5. Having considered the facts and circumstances of the case and the relevant evidences which were placed for our consideration by the learned counsel for the parties, it appears to us that the place of occurrence has been seriously disputed by the accused. It was, therefore, necessary to establish the place of occurrence beyond reasonable doubt. We fail to understand why the bloodstained earth stated to have been recovered from the place of occurrence had not been kept separately, but was mixed up with the bloodstained earth found in the house of the accused where the dead body was found by the Investigating Officer.
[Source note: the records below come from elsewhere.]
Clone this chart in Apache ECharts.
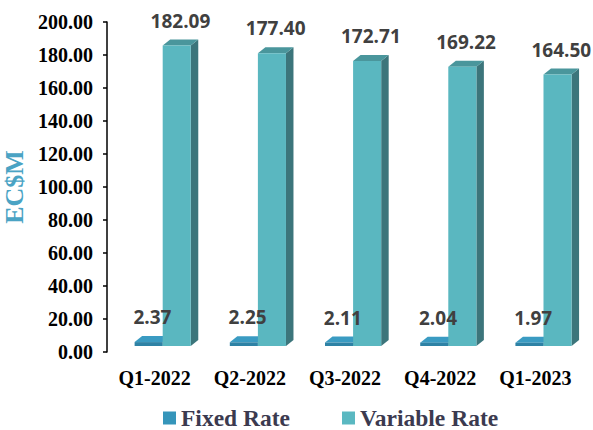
<!DOCTYPE html>
<html>
<head>
<meta charset="utf-8">
<script src="https://cdn.jsdelivr.net/npm/echarts@6/dist/echarts.min.js"></script>
<style>
html,body{margin:0;padding:0;background:#fff;}
#chart{width:593px;height:430px;}
</style>
</head>
<body>
<div id="chart"></div>
<script>
const categories = ['Q1-2022', 'Q2-2022', 'Q3-2022', 'Q4-2022', 'Q1-2023'];
const fixedRate = [2.37, 2.25, 2.11, 2.04, 1.97];
const variableRate = [182.09, 177.40, 172.71, 169.22, 164.50];
const yMin = 0, yMax = 200, yStep = 20;

const chart = echarts.init(document.getElementById('chart'), null, {renderer: 'svg'});

const LIFT = 6, DX = 7.5, DY = 6, WFRAC = 0.295;
const SERIF = 'Liberation Serif, Times New Roman, serif';

function geom(api, offsetFrac) {
  const idx = api.value(0), v = api.value(1);
  const base = api.coord([idx, 0]);
  const top = api.coord([idx, v]);
  const band = api.size([1, 0])[0];
  const w = band * WFRAC;
  const x0 = base[0] + band * offsetFrac;
  return {v, w, x0, yb: base[1] - LIFT, yt: top[1] - LIFT};
}

function makeBars(offsetFrac, front, side, topc) {
  return function (params, api) {
    const g = geom(api, offsetFrac);
    const {w, x0, yb, yt} = g;
    return {
      type: 'group',
      children: [
        {type: 'polygon', shape: {points: [[x0 + w, yb], [x0 + w + DX, yb - DY], [x0 + w + DX, yt - DY], [x0 + w, yt]]}, style: {fill: side}},
        {type: 'polygon', shape: {points: [[x0, yt], [x0 + DX, yt - DY], [x0 + w + DX, yt - DY], [x0 + w, yt]]}, style: {fill: topc}},
        {type: 'rect', shape: {x: x0, y: yt, width: w, height: yb - yt}, style: {fill: front}}
      ]
    };
  };
}

function makeLabels(offsetFrac) {
  return function (params, api) {
    const g = geom(api, offsetFrac);
    return {
      type: 'text', x: g.x0 + g.w / 2 + DX / 2, y: g.yt - DY - 19,
      style: {text: g.v.toFixed(2), fill: '#404040', font: 'bold 19px "Open Sans", sans-serif', align: 'center', verticalAlign: 'middle'}
    };
  };
}

chart.setOption({
  animation: false,
  grid: {left: 107, right: 10, top: 22, bottom: 78, outerBoundsMode: 'none', containLabel: false},
  legend: {
    left: 158, top: 401,
    icon: 'rect', itemWidth: 13, itemHeight: 13, itemGap: 52,
    textStyle: {fontFamily: SERIF, fontWeight: 'bold', fontSize: 23.5, lineHeight: 23, color: '#3b3a4f'},
    data: ['Fixed Rate', 'Variable Rate']
  },
  xAxis: {
    type: 'category', data: categories, boundaryGap: true,
    axisLine: {show: false}, axisTick: {show: false},
    axisLabel: {interval: 0, margin: 16, fontFamily: SERIF, fontWeight: 'bold', fontSize: 20, color: '#000'}
  },
  yAxis: {
    type: 'value', min: yMin, max: yMax, interval: yStep,
    name: 'EC$M', nameLocation: 'middle', nameGap: 76, nameRotate: 90,
    nameTextStyle: {fontFamily: SERIF, fontWeight: 'bold', fontSize: 26, color: '#4aa3c4'},
    axisLine: {show: true, lineStyle: {color: '#000', width: 1.5}},
    axisTick: {show: true, length: 4, lineStyle: {color: '#000', width: 1.5}},
    splitLine: {show: false},
    axisLabel: {margin: 14, formatter: v => v.toFixed(2), fontFamily: SERIF, fontWeight: 'bold', fontSize: 20, color: '#000'}
  },
  series: [
    {
      name: 'Fixed Rate', type: 'custom', z: 2,
      itemStyle: {color: '#3595ba'},
      renderItem: makeBars(-0.21, '#2e82a5', '#24607a', '#3a9bc2'),
      data: fixedRate.map((v, i) => [i, v])
    },
    {
      name: 'Variable Rate', type: 'custom', z: 2,
      itemStyle: {color: '#5ab8c1'},
      renderItem: makeBars(0.085, '#5ab7c0', '#3c757b', '#4a969c'),
      data: variableRate.map((v, i) => [i, v])
    },
    {
      name: 'Fixed Rate labels', type: 'custom', z: 10, silent: true,
      renderItem: makeLabels(-0.21),
      data: fixedRate.map((v, i) => [i, v])
    },
    {
      name: 'Variable Rate labels', type: 'custom', z: 10, silent: true,
      renderItem: makeLabels(0.085),
      data: variableRate.map((v, i) => [i, v])
    }
  ]
});
</script>
</body>
</html>
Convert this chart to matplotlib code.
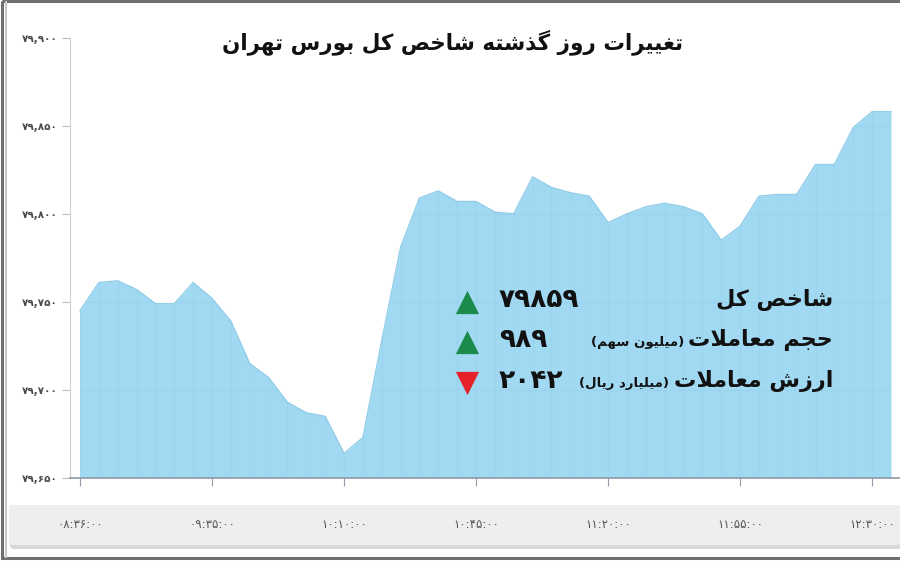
import matplotlib
matplotlib.use("Agg")
import matplotlib.pyplot as plt
from matplotlib.patches import FancyBboxPatch, Rectangle

# values, one point per 5 minutes
index_values = [79745, 79761, 79762, 79757, 79749, 79749, 79761, 79752, 79739, 79715,
                79707, 79693, 79687, 79685, 79664, 79673, 79728, 79781, 79809, 79813,
                79807, 79807, 79801, 79800, 79821, 79815, 79812, 79810, 79795, 79800,
                79804, 79806, 79804, 79800, 79785, 79793, 79810, 79811, 79811, 79828,
                79828, 79849, 79858, 79858]
time_labels = ["۰۸:۳۶:۰۰", "۰۹:۳۵:۰۰", "۱۰:۱۰:۰۰", "۱۰:۴۵:۰۰", "۱۱:۲۰:۰۰", "۱۱:۵۵:۰۰", "۱۲:۳۰:۰۰"]
label_step = 7
y_ticks = [79650, 79700, 79750, 79800, 79850, 79900]

title = "تغییرات روز گذشته شاخص کل بورس تهران"
info_labels = ["شاخص کل", "حجم معاملات", "ارزش معاملات"]
info_units = ["", "(میلیون سهم)", "(میلیارد ریال)"]
info_numbers = ["۷۹۸۵۹", "۹۸۹", "۲۰۴۲"]
info_up = [True, True, False]

# presentation forms: isolated, final, initial, medial
FORMS = {
    'ا': ('\uFE8D', '\uFE8E', None, None),
    'ب': ('\uFE8F', '\uFE90', '\uFE91', '\uFE92'),
    'ت': ('\uFE95', '\uFE96', '\uFE97', '\uFE98'),
    'ج': ('\uFE9D', '\uFE9E', '\uFE9F', '\uFEA0'),
    'ح': ('\uFEA1', '\uFEA2', '\uFEA3', '\uFEA4'),
    'خ': ('\uFEA5', '\uFEA6', '\uFEA7', '\uFEA8'),
    'د': ('\uFEA9', '\uFEAA', None, None),
    'ذ': ('\uFEAB', '\uFEAC', None, None),
    'ر': ('\uFEAD', '\uFEAE', None, None),
    'ز': ('\uFEAF', '\uFEB0', None, None),
    'س': ('\uFEB1', '\uFEB2', '\uFEB3', '\uFEB4'),
    'ش': ('\uFEB5', '\uFEB6', '\uFEB7', '\uFEB8'),
    'ص': ('\uFEB9', '\uFEBA', '\uFEBB', '\uFEBC'),
    'ع': ('\uFEC9', '\uFECA', '\uFECB', '\uFECC'),
    'غ': ('\uFECD', '\uFECE', '\uFECF', '\uFED0'),
    'ل': ('\uFEDD', '\uFEDE', '\uFEDF', '\uFEE0'),
    'م': ('\uFEE1', '\uFEE2', '\uFEE3', '\uFEE4'),
    'ن': ('\uFEE5', '\uFEE6', '\uFEE7', '\uFEE8'),
    'ه': ('\uFEE9', '\uFEEA', '\uFEEB', '\uFEEC'),
    'و': ('\uFEED', '\uFEEE', None, None),
    'ک': ('\uFB8E', '\uFB8F', '\uFB90', '\uFB91'),
    'گ': ('\uFB92', '\uFB93', '\uFB94', '\uFB95'),
    'ی': ('\uFBFC', '\uFBFD', '\uFBFE', '\uFBFF'),
}


def shape(text):
    # join letters and turn into visual (left to right) order
    out = []
    i = 0
    while i < len(text):
        c = text[i]
        if c not in FORMS:
            out.append(c)
            i += 1
            continue
        prev = text[i - 1] if i > 0 else ''
        join_prev = prev in FORMS and FORMS[prev][2] is not None
        if c == 'ل' and i + 1 < len(text) and text[i + 1] == 'ا':
            out.append('\uFEFC' if join_prev else '\uFEFB')
            i += 2
            continue
        nxt = text[i + 1] if i + 1 < len(text) else ''
        join_next = FORMS[c][2] is not None and nxt in FORMS
        iso, fin, ini, med = FORMS[c]
        if join_prev and join_next:
            out.append(med)
        elif join_prev:
            out.append(fin)
        elif join_next:
            out.append(ini)
        else:
            out.append(iso)
        i += 1
    return ''.join(out)[::-1].translate(str.maketrans('()', ')('))


def fa_digits(s):
    return s.translate(str.maketrans('0123456789', '۰۱۲۳۴۵۶۷۸۹'))


plt.rcParams['font.family'] = ['DejaVu Sans']

W, H = 900, 563
fig = plt.figure(figsize=(W / 100, H / 100), dpi=100)

# background in pixel coordinates
bg = fig.add_axes([0, 0, 1, 1], zorder=0)
bg.set_xlim(0, W)
bg.set_ylim(H, 0)
bg.axis('off')
bg.add_patch(FancyBboxPatch((10, 508), 892, 41, boxstyle='round,pad=0,rounding_size=4',
                            fc='#d8d8d8', ec='none'))
bg.add_patch(FancyBboxPatch((9, 505), 892, 40, boxstyle='round,pad=0,rounding_size=4',
                            fc='#eeeeee', ec='none'))
bg.add_patch(Rectangle((2, 1), W + 5, 557, fc='none', ec='#6f6f6f', lw=2.2))
bg.plot([6, 6], [2, 557], color='#c8c8c8', lw=1.5)

ax = fig.add_axes([70 / W, 1 - 478 / H, 830 / W, (478 - 37.7) / H], zorder=1)
ax.set_facecolor('none')
x = list(range(len(index_values)))
poly = ax.fill_between(x, index_values, y_ticks[0], color='#a2d9f2', lw=0, zorder=1)
ax.plot(x, index_values, color='#92cdea', lw=1, zorder=2)

# faint grid visible only inside the filled area
for xi in x:
    ln = ax.axvline(xi, color='#9cd5ef', lw=0.8, zorder=1.5)
    ln.set_clip_path(poly.get_paths()[0], ax.transData)
for yv in y_ticks[1:-1]:
    ln = ax.axhline(yv, color='#98d2ed', lw=0.8, zorder=1.5)
    ln.set_clip_path(poly.get_paths()[0], ax.transData)

ax.set_xlim(-0.53, len(index_values) - 1 + 0.48)
ax.set_ylim(y_ticks[0], y_ticks[-1])
ax.set_yticks(y_ticks)
ax.set_yticklabels([fa_digits(f"{v:,}") for v in y_ticks], fontweight='bold')
ax.set_xticks(x[::label_step])
ax.set_xticklabels(time_labels)

for side in ['top', 'right']:
    ax.spines[side].set_visible(False)
ax.spines['left'].set_color('#cfcfcf')
ax.spines['left'].set_bounds(y_ticks[0], y_ticks[-1])
ax.spines['bottom'].set_color('#8e9ba5')
ax.spines['bottom'].set_linewidth(1.2)
ax.tick_params(axis='y', length=6, width=0.8, color='#bbbbbb', pad=3,
               labelsize=7.5, labelcolor='#4a4a4a')
ax.tick_params(axis='x', length=6, width=0.8, color='#8e9ba5', pad=23,
               labelsize=8.5, labelcolor='#555555')

# overlay for the title and the summary block
top = fig.add_axes([0, 0, 1, 1], zorder=2)
top.set_xlim(0, W)
top.set_ylim(H, 0)
top.axis('off')

top.text(453, 42, shape(title), ha='center', va='center',
         fontsize=15.5, fontweight='bold', color='#111111')

rows_y = [300, 340, 381]
for lab, unit, num, up, yp in zip(info_labels, info_units, info_numbers, info_up, rows_y):
    t = top.text(833, yp, shape(lab), ha='right', va='center',
                 fontsize=16, fontweight='bold', color='#111111')
    if unit:
        top.annotate(shape(unit), xy=(0, 0.4), xycoords=t,
                     xytext=(-3, 0), textcoords='offset points',
                     ha='right', va='center', fontsize=9.5,
                     fontweight='bold', color='#111111')
    top.text(499, yp, num, ha='left', va='center',
             fontsize=19, fontweight='bold', color='#111111')
    top.scatter(467, yp + 2, marker='^' if up else 'v', s=280,
                color='#1a8b4c' if up else '#e6232a', lw=0)

fig.savefig('out.png', dpi=100)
The alleged seizure of the spent-up cartridges and also the pellets and wads from the said place of occurrence near the neem tree has also not been established beyond reasonable doubt because although there were panch witnesses for such seizure, such witnesses have not been examined and no explanation has been given by the prosecution as to why such witnesses have not been examined. According to the prosecution case, the deceased had died near the neem tree, but his body had been dragged up to the house of the accused which is about 28 feet away. But no dragging mark was noticed by the doctor on the person of the deceased. If the body had been dragged up to such distance over the village pathway, it was likely that some markings should be found on the body of the deceased by the doctor holding post-mortem examination. The deceased was also found in the house of the accused wearing only an underwear. It is not the case of the prosecution that he was properly dressed when he had gone out to buy cigarettes but such clothes had been removed in the house of the (sic accused). If on such disturbing features of the prosecution case the High Court has entertained doubt about the credibility of the prosecution case and has given benefit of doubt to the accused by passing order of acquittal in their favour, we do not think that such view is wholly unreasonable and against the weight of evidence for which interference by this Court is called for. We, therefore, dismiss this appeal. The bail bonds furnished by the appellant should stand discharged. Appeal dismissed.